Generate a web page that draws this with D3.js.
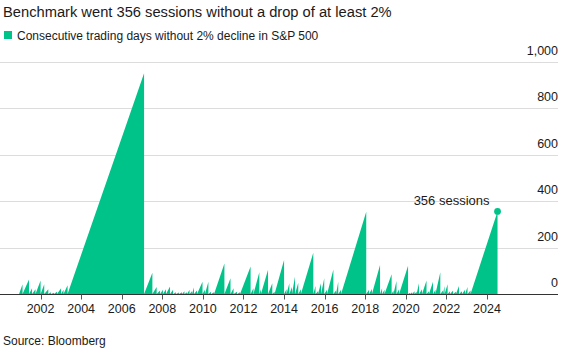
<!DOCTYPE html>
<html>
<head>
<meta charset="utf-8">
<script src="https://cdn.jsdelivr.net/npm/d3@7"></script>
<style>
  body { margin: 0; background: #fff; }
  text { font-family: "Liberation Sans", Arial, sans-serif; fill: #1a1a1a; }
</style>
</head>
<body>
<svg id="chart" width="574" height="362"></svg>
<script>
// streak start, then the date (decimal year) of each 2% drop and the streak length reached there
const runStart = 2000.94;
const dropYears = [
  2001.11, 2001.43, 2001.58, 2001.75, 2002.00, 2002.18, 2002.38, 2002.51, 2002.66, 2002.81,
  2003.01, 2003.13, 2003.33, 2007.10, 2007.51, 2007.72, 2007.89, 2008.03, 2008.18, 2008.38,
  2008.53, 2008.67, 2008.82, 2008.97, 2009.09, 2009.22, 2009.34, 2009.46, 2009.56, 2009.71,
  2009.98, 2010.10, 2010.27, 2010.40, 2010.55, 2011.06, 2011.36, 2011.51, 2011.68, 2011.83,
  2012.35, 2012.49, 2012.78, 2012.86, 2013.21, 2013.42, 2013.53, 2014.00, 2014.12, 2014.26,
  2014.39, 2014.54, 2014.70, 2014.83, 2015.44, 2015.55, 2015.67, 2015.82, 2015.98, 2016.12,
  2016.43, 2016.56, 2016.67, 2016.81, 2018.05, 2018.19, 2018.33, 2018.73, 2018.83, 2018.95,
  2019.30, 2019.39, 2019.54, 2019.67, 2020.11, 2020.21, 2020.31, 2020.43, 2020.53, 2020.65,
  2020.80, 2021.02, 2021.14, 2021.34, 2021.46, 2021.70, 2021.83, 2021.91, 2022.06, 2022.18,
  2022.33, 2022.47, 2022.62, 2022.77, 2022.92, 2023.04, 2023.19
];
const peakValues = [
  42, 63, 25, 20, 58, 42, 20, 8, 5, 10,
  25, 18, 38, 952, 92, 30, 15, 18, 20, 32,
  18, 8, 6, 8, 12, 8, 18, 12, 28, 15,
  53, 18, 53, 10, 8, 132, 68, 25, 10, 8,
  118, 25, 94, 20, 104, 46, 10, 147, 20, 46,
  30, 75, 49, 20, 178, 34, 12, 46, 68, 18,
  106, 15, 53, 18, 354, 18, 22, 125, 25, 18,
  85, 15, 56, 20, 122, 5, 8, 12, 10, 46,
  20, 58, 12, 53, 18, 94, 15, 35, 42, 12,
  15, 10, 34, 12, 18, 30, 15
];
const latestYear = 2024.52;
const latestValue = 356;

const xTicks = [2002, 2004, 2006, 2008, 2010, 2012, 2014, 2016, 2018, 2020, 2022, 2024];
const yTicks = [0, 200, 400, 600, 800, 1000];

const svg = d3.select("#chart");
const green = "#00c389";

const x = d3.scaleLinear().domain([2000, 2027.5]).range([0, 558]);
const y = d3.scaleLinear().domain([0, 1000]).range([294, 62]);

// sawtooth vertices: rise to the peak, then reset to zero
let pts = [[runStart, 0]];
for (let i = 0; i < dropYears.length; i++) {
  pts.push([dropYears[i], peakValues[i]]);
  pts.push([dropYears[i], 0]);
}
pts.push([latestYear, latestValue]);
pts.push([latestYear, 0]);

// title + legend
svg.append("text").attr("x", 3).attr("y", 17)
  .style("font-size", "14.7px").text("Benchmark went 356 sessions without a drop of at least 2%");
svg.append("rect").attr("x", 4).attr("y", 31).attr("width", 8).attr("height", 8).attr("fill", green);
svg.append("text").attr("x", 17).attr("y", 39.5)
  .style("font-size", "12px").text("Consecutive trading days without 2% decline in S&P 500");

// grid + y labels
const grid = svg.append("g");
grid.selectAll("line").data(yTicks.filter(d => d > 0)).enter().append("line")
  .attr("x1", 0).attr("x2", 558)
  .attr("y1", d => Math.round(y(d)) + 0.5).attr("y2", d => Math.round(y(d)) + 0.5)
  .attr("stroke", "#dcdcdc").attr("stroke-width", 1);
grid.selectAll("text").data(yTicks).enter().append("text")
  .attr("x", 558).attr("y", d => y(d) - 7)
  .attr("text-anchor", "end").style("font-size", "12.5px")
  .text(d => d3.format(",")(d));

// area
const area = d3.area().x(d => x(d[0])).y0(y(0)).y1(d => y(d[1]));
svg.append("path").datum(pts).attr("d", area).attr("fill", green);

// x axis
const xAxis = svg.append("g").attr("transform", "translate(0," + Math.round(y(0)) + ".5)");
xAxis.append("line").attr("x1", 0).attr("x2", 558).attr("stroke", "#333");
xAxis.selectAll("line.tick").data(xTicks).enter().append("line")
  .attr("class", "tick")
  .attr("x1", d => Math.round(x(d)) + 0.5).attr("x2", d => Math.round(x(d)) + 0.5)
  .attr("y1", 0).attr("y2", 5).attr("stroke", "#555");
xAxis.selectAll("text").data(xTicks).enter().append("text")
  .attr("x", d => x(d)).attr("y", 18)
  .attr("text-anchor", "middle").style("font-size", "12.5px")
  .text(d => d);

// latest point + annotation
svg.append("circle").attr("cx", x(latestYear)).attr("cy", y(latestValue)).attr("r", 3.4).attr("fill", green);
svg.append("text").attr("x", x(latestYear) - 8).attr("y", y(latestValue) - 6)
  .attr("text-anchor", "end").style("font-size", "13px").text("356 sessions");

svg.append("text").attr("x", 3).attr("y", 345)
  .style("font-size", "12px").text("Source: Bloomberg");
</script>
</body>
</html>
....................
SHORT TASK →
Leave out the pictures and print every line of the data exactly.

CORRECT RESPONSE →
Generate a web page that draws this with D3.js.
<!DOCTYPE html>
<html>
<head>
<meta charset="utf-8">
<script src="https://cdn.jsdelivr.net/npm/d3@7"></script>
<style>
  body { margin: 0; background: #fff; }
  text { font-family: "Liberation Sans", Arial, sans-serif; fill: #1a1a1a; }
</style>
</head>
<body>
<svg id="chart" width="574" height="362"></svg>
<script>
// streak start, then the date (decimal year) of each 2% drop and the streak length reached there
const runStart = 2000.94;
const dropYears = [
  2001.11, 2001.43, 2001.58, 2001.75, 2002.00, 2002.18, 2002.38, 2002.51, 2002.66, 2002.81,
  2003.01, 2003.13, 2003.33, 2007.10, 2007.51, 2007.72, 2007.89, 2008.03, 2008.18, 2008.38,
  2008.53, 2008.67, 2008.82, 2008.97, 2009.09, 2009.22, 2009.34, 2009.46, 2009.56, 2009.71,
  2009.98, 2010.10, 2010.27, 2010.40, 2010.55, 2011.06, 2011.36, 2011.51, 2011.68, 2011.83,
  2012.35, 2012.49, 2012.78, 2012.86, 2013.21, 2013.42, 2013.53, 2014.00, 2014.12, 2014.26,
  2014.39, 2014.54, 2014.70, 2014.83, 2015.44, 2015.55, 2015.67, 2015.82, 2015.98, 2016.12,
  2016.43, 2016.56, 2016.67, 2016.81, 2018.05, 2018.19, 2018.33, 2018.73, 2018.83, 2018.95,
  2019.30, 2019.39, 2019.54, 2019.67, 2020.11, 2020.21, 2020.31, 2020.43, 2020.53, 2020.65,
  2020.80, 2021.02, 2021.14, 2021.34, 2021.46, 2021.70, 2021.83, 2021.91, 2022.06, 2022.18,
  2022.33, 2022.47, 2022.62, 2022.77, 2022.92, 2023.04, 2023.19
];
const peakValues = [
  42, 63, 25, 20, 58, 42, 20, 8, 5, 10,
  25, 18, 38, 952, 92, 30, 15, 18, 20, 32,
  18, 8, 6, 8, 12, 8, 18, 12, 28, 15,
  53, 18, 53, 10, 8, 132, 68, 25, 10, 8,
  118, 25, 94, 20, 104, 46, 10, 147, 20, 46,
  30, 75, 49, 20, 178, 34, 12, 46, 68, 18,
  106, 15, 53, 18, 354, 18, 22, 125, 25, 18,
  85, 15, 56, 20, 122, 5, 8, 12, 10, 46,
  20, 58, 12, 53, 18, 94, 15, 35, 42, 12,
  15, 10, 34, 12, 18, 30, 15
];
const latestYear = 2024.52;
const latestValue = 356;

const xTicks = [2002, 2004, 2006, 2008, 2010, 2012, 2014, 2016, 2018, 2020, 2022, 2024];
const yTicks = [0, 200, 400, 600, 800, 1000];

const svg = d3.select("#chart");
const green = "#00c389";

const x = d3.scaleLinear().domain([2000, 2027.5]).range([0, 558]);
const y = d3.scaleLinear().domain([0, 1000]).range([294, 62]);

// sawtooth vertices: rise to the peak, then reset to zero
let pts = [[runStart, 0]];
for (let i = 0; i < dropYears.length; i++) {
  pts.push([dropYears[i], peakValues[i]]);
  pts.push([dropYears[i], 0]);
}
pts.push([latestYear, latestValue]);
pts.push([latestYear, 0]);

// title + legend
svg.append("text").attr("x", 3).attr("y", 17)
  .style("font-size", "14.7px").text("Benchmark went 356 sessions without a drop of at least 2%");
svg.append("rect").attr("x", 4).attr("y", 31).attr("width", 8).attr("height", 8).attr("fill", green);
svg.append("text").attr("x", 17).attr("y", 39.5)
  .style("font-size", "12px").text("Consecutive trading days without 2% decline in S&P 500");

// grid + y labels
const grid = svg.append("g");
grid.selectAll("line").data(yTicks.filter(d => d > 0)).enter().append("line")
  .attr("x1", 0).attr("x2", 558)
  .attr("y1", d => Math.round(y(d)) + 0.5).attr("y2", d => Math.round(y(d)) + 0.5)
  .attr("stroke", "#dcdcdc").attr("stroke-width", 1);
grid.selectAll("text").data(yTicks).enter().append("text")
  .attr("x", 558).attr("y", d => y(d) - 7)
  .attr("text-anchor", "end").style("font-size", "12.5px")
  .text(d => d3.format(",")(d));

// area
const area = d3.area().x(d => x(d[0])).y0(y(0)).y1(d => y(d[1]));
svg.append("path").datum(pts).attr("d", area).attr("fill", green);

// x axis
const xAxis = svg.append("g").attr("transform", "translate(0," + Math.round(y(0)) + ".5)");
xAxis.append("line").attr("x1", 0).attr("x2", 558).attr("stroke", "#333");
xAxis.selectAll("line.tick").data(xTicks).enter().append("line")
  .attr("class", "tick")
  .attr("x1", d => Math.round(x(d)) + 0.5).attr("x2", d => Math.round(x(d)) + 0.5)
  .attr("y1", 0).attr("y2", 5).attr("stroke", "#555");
xAxis.selectAll("text").data(xTicks).enter().append("text")
  .attr("x", d => x(d)).attr("y", 18)
  .attr("text-anchor", "middle").style("font-size", "12.5px")
  .text(d => d);

// latest point + annotation
svg.append("circle").attr("cx", x(latestYear)).attr("cy", y(latestValue)).attr("r", 3.4).attr("fill", green);
svg.append("text").attr("x", x(latestYear) - 8).attr("y", y(latestValue) - 6)
  .attr("text-anchor", "end").style("font-size", "13px").text("356 sessions");

svg.append("text").attr("x", 3).attr("y", 345)
  .style("font-size", "12px").text("Source: Bloomberg");
</script>
</body>
</html>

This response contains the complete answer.